The government released its preferred design for the new standard on Sunday, allowing just one month for consultation. Transport Minister Catherine King and Climate Change and Energy Minister Chris Bowen said they plan to legislate their “ambitious” policy as soon as possible ahead of its commencement on January 1 next year.

Bowen branded the opposition’s claims “laughable” and said Australia risked becoming a dumping ground for old inefficient models without a new standard. Pollution caps would drive carmakers to bring to Australia a greater range of more efficient models that are currently being sold in major international markets, he said.

Australia, along with Russia, is the last advanced economy to impose a fuel efficiency standard. The policy has been applied to most major car markets for decades, covering about 85 per cent of the global car sales.

“The real question for Mr O’Brien and Senator McKenzie is why aren’t they on the side of Australian motorists?,” Bowen said.

King and Bowen stressed that they anticipate a fuel efficiency standard would not impact existing vehicles but cut average petrol costs by $1000 a year by 2028.

“The standard increases choice. It doesn’t dictate what sort of car or ute people can buy, but will mean you have a wider range of modern and cheaper-to-run vehicles,” King said.

The government’s pollution caps aim to match the US by 2028, requiring car markers to lower average vehicle emissions across their fleets by 61 per cent by 2029. This figure must fall from 141 grams of CO₂ per kilometre in 2025 to 58 grams in 2029.

Australia has one of the world’s highest emissions per kilometre travelled, with an average 170 grams of carbon dioxide per kilometre travelled – 20 per cent higher than the US, 15 per cent higher than in New Zealand and 40 per cent higher than the European Union.

‘More options to choose from’

Electric Vehicle Council chief executive Behyad Jafari praised the policy, which he said would result in a wider choice of zero emissions car models in Australia.

“Australians clearly want to drive electric vehicles and these standards will give them more options to choose from.”

Australian Automobile Association managing director Michael Bradley said the government must ensure vehicles remain affordable, and called on the government to release modelling including its forecasted fuel bill savings.

“The government should be commended for pursuing this regulatory change.
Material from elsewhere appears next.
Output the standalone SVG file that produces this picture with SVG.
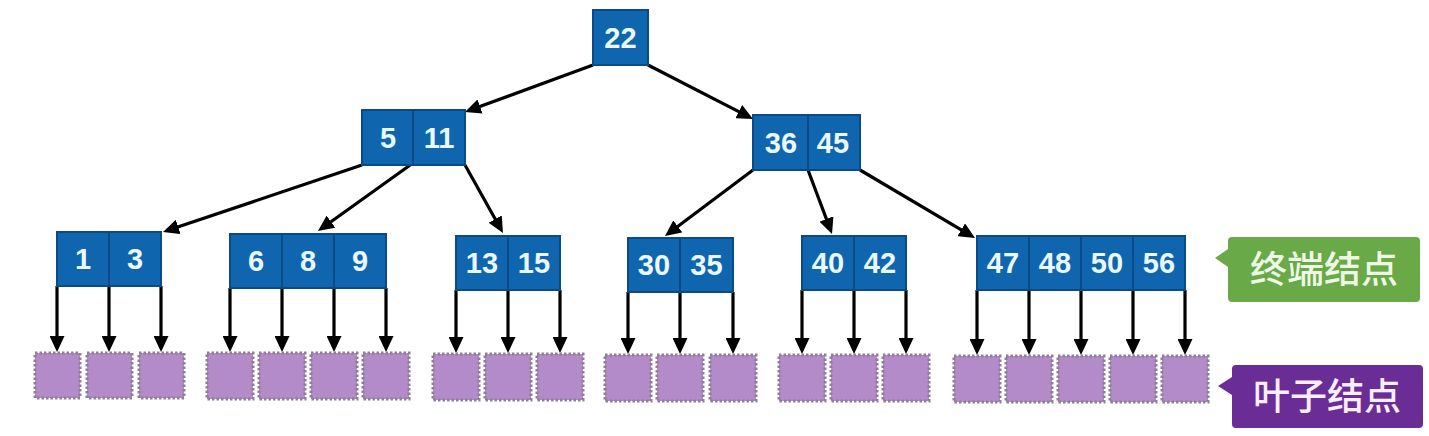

However, it must be transparent about the three scenarios presented, the winners and losers they each create, and their respective positive and negative impacts upon the price and availability of different vehicles.”

The fuel efficiency standard is crucial for the Albanese government to meet its climate targets to cut emissions 43 per cent by 2030 and reach net zero by 2050.

EVs currently comprise 8 per cent of new cars sold in 2023 and this figure will need to boom to reach nearly 100 per cent by 2035, given most cars sold stay on the road for 15 years and Australia has pledged to eliminate transport pollution by mid-century.

Transport generated 466 million tonnes of emissions in 2023, and the government’s standard is forecast to cut that figure by 100 million tonnes by 2035.

The Climate Council welcomed the government’s policy as an important step to decarbonise the transport sector.

“By giving Australians better choice of cleaner, cheaper-to-run cars, a strong fuel efficiency standard will cut household costs and clean up our air,” said Climate Council chief executive Amanda McKenzie.

Uber Australia managing director Dom Taylor backed the government’s policy, which he said would help the company achieve its goal to eliminate emissions from its drivers by 2040.

“It’s encouraging to see the government propose a fuel efficiency standard that will catch Australia up to its international peers and have a meaningful impact on the country’s emissions targets.

“This is great news for Australia, as our data shows an EV on rideshare can have four times the emissions-reduction impact compared to private ownership.”